The risks outweigh the benefits for B.C. if a proposed oil pipeline gets the go-ahead

Dear editor,

There's been another pipeline leak in Alberta. About 230,000 litres of black gold has spilled all over farmland near Elk Point, northeast of Edmonton.

It's the third dystopic gusher in a month. Crews are still working to clean up an 800,000 litre spill from a well owned by Pace Oil & Gas Ltd close to the Northwest Territories border, and a spill of up to 480,000 litres from a Plains Midstream Canada pipeline into the Red Deer River.

The pipeline involved in the most recent spill belongs to Enbridge. That company is currently undergoing community hearings in anticipation of building the Northern Gateway Pipeline from Bruderheim, Alberta to Kitimat, B.C. that's set to traverse rugged mountains, pristine wilderness and areas of high geotechnical risk, including avalanches, slides and seismic activity.

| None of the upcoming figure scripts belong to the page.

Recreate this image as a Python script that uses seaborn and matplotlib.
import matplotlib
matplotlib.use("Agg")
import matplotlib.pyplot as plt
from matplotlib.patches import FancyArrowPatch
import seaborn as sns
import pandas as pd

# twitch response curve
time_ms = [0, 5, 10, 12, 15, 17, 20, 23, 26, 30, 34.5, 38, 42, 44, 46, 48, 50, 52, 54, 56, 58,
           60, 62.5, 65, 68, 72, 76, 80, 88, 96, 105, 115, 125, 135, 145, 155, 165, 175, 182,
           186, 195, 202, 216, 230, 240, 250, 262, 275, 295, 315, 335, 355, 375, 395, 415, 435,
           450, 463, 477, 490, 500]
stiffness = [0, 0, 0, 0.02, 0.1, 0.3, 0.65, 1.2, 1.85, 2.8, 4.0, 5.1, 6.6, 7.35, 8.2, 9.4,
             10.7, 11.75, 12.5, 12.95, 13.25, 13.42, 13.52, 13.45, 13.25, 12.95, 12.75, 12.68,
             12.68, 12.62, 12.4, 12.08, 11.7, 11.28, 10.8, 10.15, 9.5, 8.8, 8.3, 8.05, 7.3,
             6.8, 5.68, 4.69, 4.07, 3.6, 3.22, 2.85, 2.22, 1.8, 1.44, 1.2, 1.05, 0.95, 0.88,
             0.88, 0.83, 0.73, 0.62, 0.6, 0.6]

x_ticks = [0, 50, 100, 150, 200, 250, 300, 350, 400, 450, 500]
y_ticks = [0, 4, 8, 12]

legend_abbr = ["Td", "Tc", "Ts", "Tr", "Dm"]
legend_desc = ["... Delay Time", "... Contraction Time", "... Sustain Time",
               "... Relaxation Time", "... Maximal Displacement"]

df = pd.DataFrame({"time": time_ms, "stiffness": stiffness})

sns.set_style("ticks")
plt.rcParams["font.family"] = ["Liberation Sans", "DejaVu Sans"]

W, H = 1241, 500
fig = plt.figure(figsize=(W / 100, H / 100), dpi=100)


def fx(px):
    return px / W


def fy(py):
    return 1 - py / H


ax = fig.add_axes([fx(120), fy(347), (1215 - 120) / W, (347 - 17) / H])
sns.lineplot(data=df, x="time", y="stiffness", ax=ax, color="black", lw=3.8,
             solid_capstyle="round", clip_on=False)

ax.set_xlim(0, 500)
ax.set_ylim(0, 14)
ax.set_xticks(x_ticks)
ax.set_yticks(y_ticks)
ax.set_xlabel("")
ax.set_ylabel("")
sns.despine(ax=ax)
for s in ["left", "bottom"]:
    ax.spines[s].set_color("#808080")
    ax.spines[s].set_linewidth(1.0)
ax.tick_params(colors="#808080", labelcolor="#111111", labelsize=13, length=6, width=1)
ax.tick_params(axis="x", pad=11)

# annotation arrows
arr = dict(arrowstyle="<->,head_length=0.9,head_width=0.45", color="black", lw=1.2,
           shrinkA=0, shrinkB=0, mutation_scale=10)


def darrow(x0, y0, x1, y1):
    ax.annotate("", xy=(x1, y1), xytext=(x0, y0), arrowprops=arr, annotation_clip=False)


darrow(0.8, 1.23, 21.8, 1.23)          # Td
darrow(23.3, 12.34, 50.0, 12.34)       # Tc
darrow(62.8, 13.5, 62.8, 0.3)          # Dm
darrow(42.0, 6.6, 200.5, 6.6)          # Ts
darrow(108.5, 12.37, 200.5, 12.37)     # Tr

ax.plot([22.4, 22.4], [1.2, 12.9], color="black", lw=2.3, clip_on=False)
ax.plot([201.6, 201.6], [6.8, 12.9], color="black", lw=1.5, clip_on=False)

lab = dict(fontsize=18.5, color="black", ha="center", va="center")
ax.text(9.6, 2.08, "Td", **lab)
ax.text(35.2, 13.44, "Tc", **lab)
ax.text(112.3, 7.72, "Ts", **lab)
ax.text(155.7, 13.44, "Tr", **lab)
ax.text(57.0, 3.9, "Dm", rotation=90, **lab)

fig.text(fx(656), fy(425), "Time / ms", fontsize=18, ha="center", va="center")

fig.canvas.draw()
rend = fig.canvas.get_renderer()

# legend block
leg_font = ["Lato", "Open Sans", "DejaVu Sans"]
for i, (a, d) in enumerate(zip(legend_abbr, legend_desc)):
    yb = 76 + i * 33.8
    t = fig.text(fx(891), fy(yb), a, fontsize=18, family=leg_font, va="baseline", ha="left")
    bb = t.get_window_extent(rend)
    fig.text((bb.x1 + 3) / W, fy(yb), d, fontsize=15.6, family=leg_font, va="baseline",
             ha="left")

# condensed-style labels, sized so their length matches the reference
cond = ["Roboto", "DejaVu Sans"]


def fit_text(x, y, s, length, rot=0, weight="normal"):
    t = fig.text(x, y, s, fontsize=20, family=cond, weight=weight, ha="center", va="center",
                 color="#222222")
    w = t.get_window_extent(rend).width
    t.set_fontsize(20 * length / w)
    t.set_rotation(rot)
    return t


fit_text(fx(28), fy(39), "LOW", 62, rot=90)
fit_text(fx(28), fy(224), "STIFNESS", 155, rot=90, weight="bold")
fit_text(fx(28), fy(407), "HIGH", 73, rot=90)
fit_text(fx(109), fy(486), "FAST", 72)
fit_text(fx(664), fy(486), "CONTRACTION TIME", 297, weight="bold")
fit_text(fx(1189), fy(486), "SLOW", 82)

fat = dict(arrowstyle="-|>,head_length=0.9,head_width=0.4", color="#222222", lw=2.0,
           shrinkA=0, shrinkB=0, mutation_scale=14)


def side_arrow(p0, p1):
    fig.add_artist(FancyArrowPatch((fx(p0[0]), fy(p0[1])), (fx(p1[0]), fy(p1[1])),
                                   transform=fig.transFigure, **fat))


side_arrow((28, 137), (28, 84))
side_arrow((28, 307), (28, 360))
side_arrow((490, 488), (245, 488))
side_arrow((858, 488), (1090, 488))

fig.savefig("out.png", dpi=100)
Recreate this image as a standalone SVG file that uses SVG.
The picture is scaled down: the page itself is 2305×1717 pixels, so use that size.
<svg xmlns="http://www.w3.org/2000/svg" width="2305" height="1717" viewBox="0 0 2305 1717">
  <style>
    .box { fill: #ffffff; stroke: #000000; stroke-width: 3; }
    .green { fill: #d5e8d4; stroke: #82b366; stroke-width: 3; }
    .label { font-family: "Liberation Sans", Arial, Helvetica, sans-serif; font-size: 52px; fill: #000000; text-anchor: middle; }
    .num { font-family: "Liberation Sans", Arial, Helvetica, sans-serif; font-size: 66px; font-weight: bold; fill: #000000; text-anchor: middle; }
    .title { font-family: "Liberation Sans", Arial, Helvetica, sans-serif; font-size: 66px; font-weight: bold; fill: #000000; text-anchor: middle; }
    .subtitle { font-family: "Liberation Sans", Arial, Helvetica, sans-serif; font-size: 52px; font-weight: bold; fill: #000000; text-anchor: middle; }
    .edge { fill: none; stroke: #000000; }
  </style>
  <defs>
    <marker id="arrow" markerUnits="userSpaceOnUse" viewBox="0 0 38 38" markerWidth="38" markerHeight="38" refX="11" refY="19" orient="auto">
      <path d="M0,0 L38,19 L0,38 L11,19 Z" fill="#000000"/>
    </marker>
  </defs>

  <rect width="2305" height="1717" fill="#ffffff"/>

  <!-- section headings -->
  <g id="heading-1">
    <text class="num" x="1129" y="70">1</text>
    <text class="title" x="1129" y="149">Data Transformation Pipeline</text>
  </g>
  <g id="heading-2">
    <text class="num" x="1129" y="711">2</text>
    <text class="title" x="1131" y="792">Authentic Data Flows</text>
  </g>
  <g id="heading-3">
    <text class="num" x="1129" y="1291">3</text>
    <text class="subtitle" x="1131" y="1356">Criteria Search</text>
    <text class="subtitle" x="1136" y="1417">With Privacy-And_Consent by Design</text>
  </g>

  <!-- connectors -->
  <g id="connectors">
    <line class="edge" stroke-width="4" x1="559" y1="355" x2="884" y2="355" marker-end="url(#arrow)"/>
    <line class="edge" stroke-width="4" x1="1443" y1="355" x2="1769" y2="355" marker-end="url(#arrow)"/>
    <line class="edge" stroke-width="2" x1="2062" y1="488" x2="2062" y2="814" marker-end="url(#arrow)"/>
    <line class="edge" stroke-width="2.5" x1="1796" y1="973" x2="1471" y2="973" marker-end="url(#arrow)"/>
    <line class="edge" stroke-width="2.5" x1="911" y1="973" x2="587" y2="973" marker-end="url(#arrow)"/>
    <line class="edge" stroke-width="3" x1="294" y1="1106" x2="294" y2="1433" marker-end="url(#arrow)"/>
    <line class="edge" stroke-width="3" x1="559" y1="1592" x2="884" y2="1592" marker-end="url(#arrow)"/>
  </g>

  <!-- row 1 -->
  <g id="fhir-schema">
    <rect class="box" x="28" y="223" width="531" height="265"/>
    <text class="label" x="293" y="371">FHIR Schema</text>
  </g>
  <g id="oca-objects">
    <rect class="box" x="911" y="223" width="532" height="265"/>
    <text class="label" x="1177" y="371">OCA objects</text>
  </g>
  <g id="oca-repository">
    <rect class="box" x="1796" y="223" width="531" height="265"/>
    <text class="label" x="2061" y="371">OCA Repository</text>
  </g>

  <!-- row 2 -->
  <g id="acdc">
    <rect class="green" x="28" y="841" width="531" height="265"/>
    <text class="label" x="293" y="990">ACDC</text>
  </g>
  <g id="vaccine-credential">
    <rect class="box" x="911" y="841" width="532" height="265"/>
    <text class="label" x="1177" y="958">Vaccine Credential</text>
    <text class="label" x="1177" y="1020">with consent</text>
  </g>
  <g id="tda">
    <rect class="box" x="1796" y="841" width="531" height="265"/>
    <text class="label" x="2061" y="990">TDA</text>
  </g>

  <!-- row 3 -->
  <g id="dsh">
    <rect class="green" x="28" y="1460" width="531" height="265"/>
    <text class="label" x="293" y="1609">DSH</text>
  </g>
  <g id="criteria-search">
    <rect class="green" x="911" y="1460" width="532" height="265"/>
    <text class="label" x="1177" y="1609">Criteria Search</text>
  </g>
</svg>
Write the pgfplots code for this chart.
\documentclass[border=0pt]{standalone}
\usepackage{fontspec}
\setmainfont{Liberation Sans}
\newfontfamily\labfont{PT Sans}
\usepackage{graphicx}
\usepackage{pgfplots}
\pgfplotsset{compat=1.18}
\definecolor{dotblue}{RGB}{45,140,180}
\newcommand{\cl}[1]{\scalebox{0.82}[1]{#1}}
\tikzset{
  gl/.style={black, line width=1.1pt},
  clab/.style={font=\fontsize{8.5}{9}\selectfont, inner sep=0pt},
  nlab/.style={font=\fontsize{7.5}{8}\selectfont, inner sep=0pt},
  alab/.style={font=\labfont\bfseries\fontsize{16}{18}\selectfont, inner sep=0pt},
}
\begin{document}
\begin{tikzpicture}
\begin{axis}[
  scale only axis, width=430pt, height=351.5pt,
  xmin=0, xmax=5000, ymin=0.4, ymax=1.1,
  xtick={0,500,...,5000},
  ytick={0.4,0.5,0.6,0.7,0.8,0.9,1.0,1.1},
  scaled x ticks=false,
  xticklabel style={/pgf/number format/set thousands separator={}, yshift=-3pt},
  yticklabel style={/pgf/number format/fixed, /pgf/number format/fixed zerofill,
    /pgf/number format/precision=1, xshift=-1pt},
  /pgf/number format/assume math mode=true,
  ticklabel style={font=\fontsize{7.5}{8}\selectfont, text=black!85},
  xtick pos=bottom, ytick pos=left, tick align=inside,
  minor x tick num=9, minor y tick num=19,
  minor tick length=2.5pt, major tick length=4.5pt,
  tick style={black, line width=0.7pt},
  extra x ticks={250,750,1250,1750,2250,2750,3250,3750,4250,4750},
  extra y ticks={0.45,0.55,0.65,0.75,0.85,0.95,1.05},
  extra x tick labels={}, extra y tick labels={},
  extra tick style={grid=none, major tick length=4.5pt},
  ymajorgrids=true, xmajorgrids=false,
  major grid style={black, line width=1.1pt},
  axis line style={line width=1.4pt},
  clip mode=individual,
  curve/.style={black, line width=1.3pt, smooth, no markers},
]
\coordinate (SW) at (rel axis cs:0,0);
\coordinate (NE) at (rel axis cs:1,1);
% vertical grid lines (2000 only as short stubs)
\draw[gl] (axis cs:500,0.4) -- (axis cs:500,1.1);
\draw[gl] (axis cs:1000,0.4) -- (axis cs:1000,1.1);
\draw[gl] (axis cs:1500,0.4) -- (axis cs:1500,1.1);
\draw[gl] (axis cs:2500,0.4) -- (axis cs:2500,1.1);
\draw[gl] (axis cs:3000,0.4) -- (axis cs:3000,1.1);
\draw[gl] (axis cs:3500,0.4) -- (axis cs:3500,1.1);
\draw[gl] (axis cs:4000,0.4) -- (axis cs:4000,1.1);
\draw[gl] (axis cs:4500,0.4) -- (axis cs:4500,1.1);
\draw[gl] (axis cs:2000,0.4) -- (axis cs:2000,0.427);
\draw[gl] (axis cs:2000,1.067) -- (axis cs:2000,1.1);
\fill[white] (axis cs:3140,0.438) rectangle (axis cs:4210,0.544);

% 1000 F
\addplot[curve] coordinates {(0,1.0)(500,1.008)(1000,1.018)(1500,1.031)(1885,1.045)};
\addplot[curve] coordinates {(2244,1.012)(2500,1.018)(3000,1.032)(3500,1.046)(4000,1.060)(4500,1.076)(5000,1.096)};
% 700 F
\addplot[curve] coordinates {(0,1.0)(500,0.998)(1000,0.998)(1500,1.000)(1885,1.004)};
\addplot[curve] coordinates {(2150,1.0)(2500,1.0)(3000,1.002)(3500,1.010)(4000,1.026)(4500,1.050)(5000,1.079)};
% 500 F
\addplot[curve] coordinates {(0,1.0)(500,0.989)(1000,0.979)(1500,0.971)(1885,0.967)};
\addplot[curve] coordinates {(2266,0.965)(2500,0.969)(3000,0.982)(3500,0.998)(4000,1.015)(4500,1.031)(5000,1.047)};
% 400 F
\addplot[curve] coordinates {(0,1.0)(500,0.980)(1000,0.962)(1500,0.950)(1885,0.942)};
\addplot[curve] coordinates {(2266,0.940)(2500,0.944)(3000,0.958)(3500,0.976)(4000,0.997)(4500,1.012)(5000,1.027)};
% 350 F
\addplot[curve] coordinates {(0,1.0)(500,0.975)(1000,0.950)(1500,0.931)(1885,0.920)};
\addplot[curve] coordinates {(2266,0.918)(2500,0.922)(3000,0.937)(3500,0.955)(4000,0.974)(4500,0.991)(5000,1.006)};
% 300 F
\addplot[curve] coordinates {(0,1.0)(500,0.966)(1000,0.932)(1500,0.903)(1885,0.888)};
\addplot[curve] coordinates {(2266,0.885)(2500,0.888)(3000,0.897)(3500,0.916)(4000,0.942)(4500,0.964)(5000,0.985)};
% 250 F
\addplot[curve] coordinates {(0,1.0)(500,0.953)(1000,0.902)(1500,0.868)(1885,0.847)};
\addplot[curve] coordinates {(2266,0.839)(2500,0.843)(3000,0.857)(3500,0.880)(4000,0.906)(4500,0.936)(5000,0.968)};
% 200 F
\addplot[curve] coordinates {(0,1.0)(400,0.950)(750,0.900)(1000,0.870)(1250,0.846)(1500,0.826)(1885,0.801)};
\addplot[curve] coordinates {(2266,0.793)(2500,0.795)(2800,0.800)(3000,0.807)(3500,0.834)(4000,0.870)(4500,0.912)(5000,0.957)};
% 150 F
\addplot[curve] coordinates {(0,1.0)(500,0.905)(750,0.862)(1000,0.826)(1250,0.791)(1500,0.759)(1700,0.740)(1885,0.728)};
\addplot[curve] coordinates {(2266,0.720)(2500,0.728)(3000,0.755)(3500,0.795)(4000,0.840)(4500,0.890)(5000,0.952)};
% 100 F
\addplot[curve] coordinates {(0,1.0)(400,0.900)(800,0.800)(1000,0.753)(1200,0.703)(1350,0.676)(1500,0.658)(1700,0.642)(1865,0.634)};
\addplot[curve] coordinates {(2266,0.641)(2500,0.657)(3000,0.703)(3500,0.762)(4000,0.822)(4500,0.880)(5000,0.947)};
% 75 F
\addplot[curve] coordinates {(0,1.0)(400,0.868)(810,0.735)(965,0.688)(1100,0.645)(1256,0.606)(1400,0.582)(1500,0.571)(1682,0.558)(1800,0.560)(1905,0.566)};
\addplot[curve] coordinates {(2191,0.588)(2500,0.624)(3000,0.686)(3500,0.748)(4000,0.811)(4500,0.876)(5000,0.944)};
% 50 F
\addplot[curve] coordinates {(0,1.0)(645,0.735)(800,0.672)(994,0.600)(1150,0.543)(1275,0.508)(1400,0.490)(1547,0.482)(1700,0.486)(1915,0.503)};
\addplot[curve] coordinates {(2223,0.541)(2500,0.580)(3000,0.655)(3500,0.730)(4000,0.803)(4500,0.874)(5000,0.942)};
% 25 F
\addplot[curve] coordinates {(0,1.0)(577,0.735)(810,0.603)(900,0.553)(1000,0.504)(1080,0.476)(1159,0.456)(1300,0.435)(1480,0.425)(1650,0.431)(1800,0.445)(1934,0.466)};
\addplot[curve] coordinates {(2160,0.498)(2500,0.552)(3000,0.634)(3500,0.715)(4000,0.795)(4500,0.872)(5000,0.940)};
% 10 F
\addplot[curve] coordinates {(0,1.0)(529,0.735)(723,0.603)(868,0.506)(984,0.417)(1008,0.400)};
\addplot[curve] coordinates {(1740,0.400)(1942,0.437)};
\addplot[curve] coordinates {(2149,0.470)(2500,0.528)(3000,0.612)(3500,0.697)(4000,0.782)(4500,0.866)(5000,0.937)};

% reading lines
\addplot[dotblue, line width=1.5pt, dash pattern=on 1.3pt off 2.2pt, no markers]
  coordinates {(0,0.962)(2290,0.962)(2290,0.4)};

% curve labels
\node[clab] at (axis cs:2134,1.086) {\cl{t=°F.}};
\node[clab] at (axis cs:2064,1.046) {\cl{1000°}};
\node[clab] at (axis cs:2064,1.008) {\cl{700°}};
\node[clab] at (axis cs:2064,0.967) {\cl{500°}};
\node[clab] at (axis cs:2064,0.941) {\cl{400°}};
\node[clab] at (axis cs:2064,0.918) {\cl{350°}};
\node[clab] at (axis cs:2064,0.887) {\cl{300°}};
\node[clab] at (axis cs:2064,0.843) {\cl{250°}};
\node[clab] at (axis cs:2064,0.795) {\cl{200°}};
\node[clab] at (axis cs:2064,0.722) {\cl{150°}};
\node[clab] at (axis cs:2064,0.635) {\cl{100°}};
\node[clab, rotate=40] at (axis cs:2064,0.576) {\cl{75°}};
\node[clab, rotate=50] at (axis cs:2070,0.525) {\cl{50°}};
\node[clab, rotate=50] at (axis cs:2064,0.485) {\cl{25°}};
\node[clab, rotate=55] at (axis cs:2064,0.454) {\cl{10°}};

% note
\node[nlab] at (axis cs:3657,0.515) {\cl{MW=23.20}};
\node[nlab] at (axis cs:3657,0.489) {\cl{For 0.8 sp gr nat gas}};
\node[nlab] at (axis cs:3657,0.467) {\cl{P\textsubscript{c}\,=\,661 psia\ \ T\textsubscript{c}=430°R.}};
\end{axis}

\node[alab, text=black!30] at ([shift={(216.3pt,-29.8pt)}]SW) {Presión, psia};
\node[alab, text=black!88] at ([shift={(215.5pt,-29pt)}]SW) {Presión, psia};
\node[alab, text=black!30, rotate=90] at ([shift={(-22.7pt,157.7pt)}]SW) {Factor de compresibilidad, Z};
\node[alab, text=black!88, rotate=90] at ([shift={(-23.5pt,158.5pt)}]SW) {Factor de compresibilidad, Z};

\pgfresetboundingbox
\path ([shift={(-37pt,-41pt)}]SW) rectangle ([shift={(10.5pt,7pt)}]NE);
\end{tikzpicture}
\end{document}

The bitumin will then be loaded onto supertankers bound for Asia that really have no hope of safely navigating the notoriously treacherous waters of the Inside Passage.

In April, NDP leader Adrian Dix said that "under the Enbridge proposal, British Columbia would assume almost all the project's risk, yet would see only a fraction of the benefits. By any measure, such a high-risk, low-return approach simply isn't in B.C.'s interests."

In May, Premier Christy Clark described the Northern Gateway project as "a balance of risk and benefit." She admitted that the project would create almost no jobs in B.C. "It creates some jobs in the construction phase but there are very few long-term jobs that would be left in the province after that." Like Dix, she concluded that it's a high-risk, low-return game. "B.C. is taking 100 per cent of the risk. But at the moment B.C. gets about the same benefit as Nova Scotia."

The risk-benefit ratio could improve, of course, if Alberta offers B.C. access fees or a share of royalties. But it's still a no-win proposition when one calculates the profound costs of the inevitable spills and the loss of the coastline, the fisheries, and the ancestral grounds of First Nations livelihood and culture.

Just last week the Canadian Centre for Policy Alternatives released a report, A Green Industrial Revolution, showing that carbon-intensive industrial policies can be overcome and a transition made to a sustainable economy and a zero carbon Canada.

It's scarcely the first report of its kind. Such possibilities are anything but new news. There's actually no reason for Canadians to be browbeaten into embracing fossil fuel development as a divine order and oil spills as the status quo by politicians who are acting on behalf of their corporate sponsors, the oil and gas industry, rather than their constituents.